Matthew J. Paul, Heeho D. Park, Michael Nole, Scott L. Painter
Nuclear Technology | Volume 210 | Number 9 | September 2024 | Pages 1578-1592
Research Article | doi.org/10.1080/00295450.2023.2262294
Articles are hosted by Taylor and Francis Online.
The heat generated by high-level radioactive waste can pose numerical and physical challenges to subsurface flow and transport simulators if the liquid water content in a region near the waste package approaches residual saturation due to evaporation. Here, residual saturation is the fraction of the pore space occupied by liquid water when the hydraulic connectivity through a porous medium is lost, preventing the flow of liquid water.

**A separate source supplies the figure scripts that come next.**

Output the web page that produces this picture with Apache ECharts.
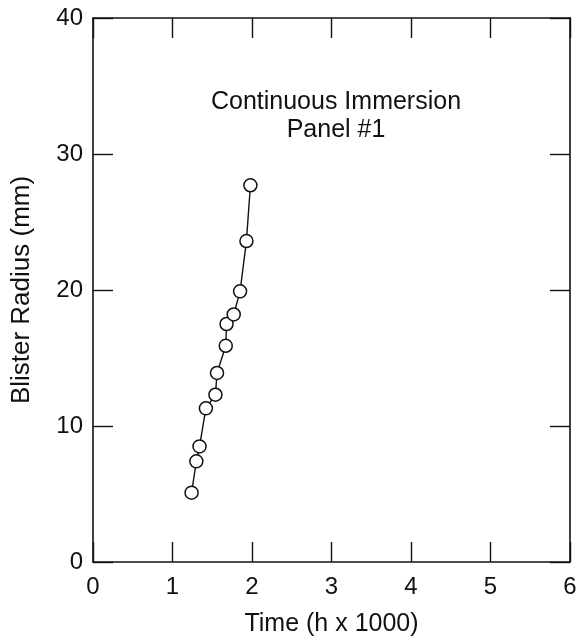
<!DOCTYPE html>
<html>
<head>
<meta charset="utf-8">
<script src="https://cdn.jsdelivr.net/npm/echarts@6/dist/echarts.min.js"></script>
<style>
html, body { margin: 0; padding: 0; background: #fff; }
#chart { width: 581px; height: 642px; }
</style>
</head>
<body>
<div id="chart"></div>
<script>
// blister growth, continuous immersion panel #1
var timeK = [1.24, 1.30, 1.34, 1.42, 1.54, 1.56, 1.67, 1.68, 1.77, 1.85, 1.93, 1.98];
var radiusMm = [5.1, 7.4, 8.5, 11.3, 12.3, 13.9, 15.9, 17.5, 18.2, 19.9, 23.6, 27.7];
var xTicks = [0, 1, 2, 3, 4, 5, 6];
var yTicks = [0, 10, 20, 30, 40];

var font = 'Liberation Sans, Arial, Helvetica, sans-serif';
var ink = '#111';

var points = timeK.map(function (t, i) { return [t, radiusMm[i]]; });

var tickStyle = { show: true, inside: true, length: 20, lineStyle: { color: ink, width: 1.4 } };
var lineStyle = { show: true, onZero: false, lineStyle: { color: ink, width: 1.6 } };

var chart = echarts.init(document.getElementById('chart'));
chart.setOption({
	animation: false,
	backgroundColor: '#fff',
	title: {
		text: 'Continuous Immersion\nPanel #1',
		left: 331,
		top: 83,
		textAlign: 'center',
		textStyle: { fontFamily: font, fontSize: 25, fontWeight: 'normal', color: ink, lineHeight: 28 }
	},
	grid: { left: 93, right: 11, top: 18, bottom: 79 },
	xAxis: [
		{
			type: 'value',
			min: xTicks[0],
			max: xTicks[xTicks.length - 1],
			interval: 1,
			position: 'bottom',
			name: 'Time (h x 1000)',
			nameLocation: 'middle',
			nameGap: 50,
			nameTextStyle: { fontFamily: font, fontSize: 25, color: ink },
			axisLine: lineStyle,
			axisTick: tickStyle,
			axisLabel: { fontFamily: font, fontSize: 24, color: ink, margin: 13 },
			splitLine: { show: false }
		},
		{
			type: 'value',
			min: xTicks[0],
			max: xTicks[xTicks.length - 1],
			interval: 1,
			position: 'top',
			axisLine: lineStyle,
			axisTick: tickStyle,
			axisLabel: { show: false },
			splitLine: { show: false }
		}
	],
	yAxis: [
		{
			type: 'value',
			min: yTicks[0],
			max: yTicks[yTicks.length - 1],
			interval: 10,
			position: 'left',
			name: 'Blister Radius (mm)',
			nameLocation: 'middle',
			nameGap: 58,
			nameTextStyle: { fontFamily: font, fontSize: 26, color: ink },
			axisLine: lineStyle,
			axisTick: tickStyle,
			axisLabel: { fontFamily: font, fontSize: 24, color: ink, margin: 10 },
			splitLine: { show: false }
		},
		{
			type: 'value',
			min: yTicks[0],
			max: yTicks[yTicks.length - 1],
			interval: 10,
			position: 'right',
			axisLine: lineStyle,
			axisTick: tickStyle,
			axisLabel: { show: false },
			splitLine: { show: false }
		}
	],
	series: [
		{
			type: 'line',
			data: points,
			xAxisIndex: 0,
			yAxisIndex: 0,
			symbol: 'circle',
			symbolSize: 13,
			lineStyle: { color: ink, width: 1.4 },
			itemStyle: { color: '#fff', borderColor: ink, borderWidth: 1.5 },
			z: 3
		}
	]
});
</script>
</body>
</html>
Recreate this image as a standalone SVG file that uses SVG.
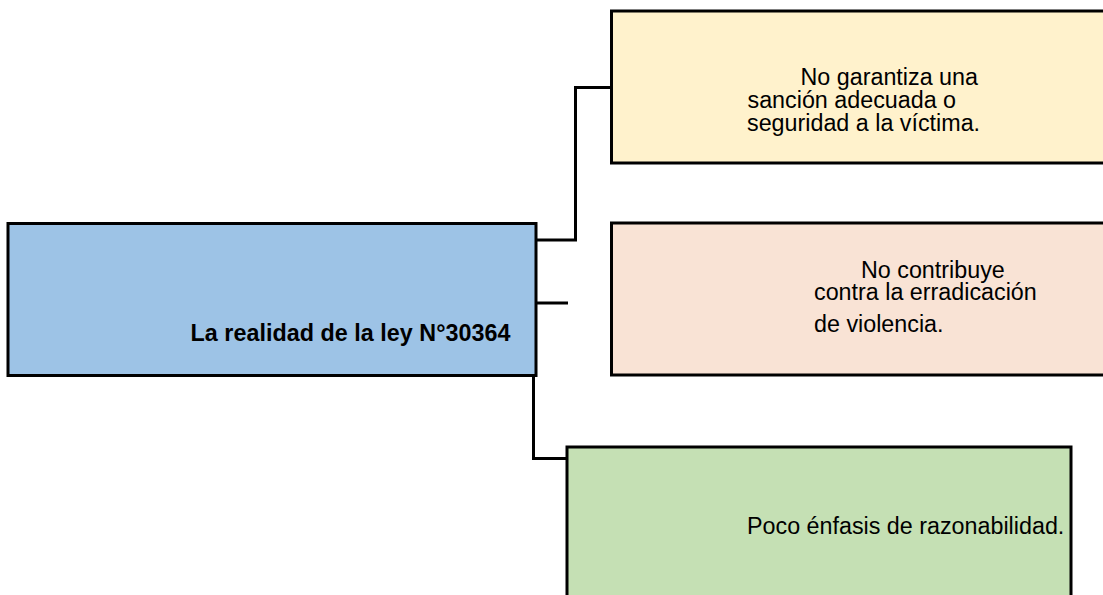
<svg xmlns="http://www.w3.org/2000/svg" width="1103" height="595" viewBox="0 0 1103 595">
<style>
.box{stroke:#000;stroke-width:3}
.t{font-family:"Liberation Sans",Arial,sans-serif;font-size:23.3px;fill:#000}
.b{font-weight:bold}
.c{fill:none;stroke:#000;stroke-width:3}
</style>
<rect width="1103" height="595" fill="#fff"/>
<g id="connectors">
<polyline class="c" points="536,240 575.5,240 575.5,87.5 612,87.5"/>
<polyline class="c" points="536,303 568,303"/>
<polyline class="c" points="533.5,375 533.5,458.5 567,458.5"/>
</g>
<g id="main">
<rect class="box" x="8" y="223.5" width="528" height="152" fill="#9dc3e6"/>
<text class="t b" x="190.5" y="341" textLength="320">La realidad de la ley N°30364</text>
</g>
<g id="n1">
<rect class="box" x="611.5" y="11" width="500" height="152" fill="#fff2cc"/>
<text class="t" x="800.5" y="85">No garantiza una</text>
<text class="t" x="747.5" y="108">sanción adecuada o</text>
<text class="t" x="747" y="131">seguridad a la víctima.</text>
</g>
<g id="n2">
<rect class="box" x="611.5" y="223" width="500" height="152" fill="#f9e3d5"/>
<text class="t" x="861" y="277.5">No contribuye</text>
<text class="t" x="814" y="300">contra la erradicación</text>
<text class="t" x="814" y="332">de violencia.</text>
</g>
<g id="n3">
<rect class="box" x="567" y="447" width="504" height="160" fill="#c5e0b4"/>
<text class="t" x="747" y="533.5">Poco énfasis de razonabilidad.</text>
</g>
</svg>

While conventional capillary pressure models represent residual saturation using asymptotically large values of capillary pressure, here, residual saturation is effectively modeled as a tortuosity effect alone. Treating the residual fluid as primarily dead-end pores and adsorbed films, relative permeability is independent of capillary pressure below residual saturation. To test this approach, PFLOTRAN is then used to simulate thermal-hydrological conditions resulting from direct disposal of a dual-purpose canister in unsaturated alluvium using both conventional asymptotic and revised, smooth models. While the two models have comparable results over 100 000 years, the number of flow steps required is reduced by approximately 94%.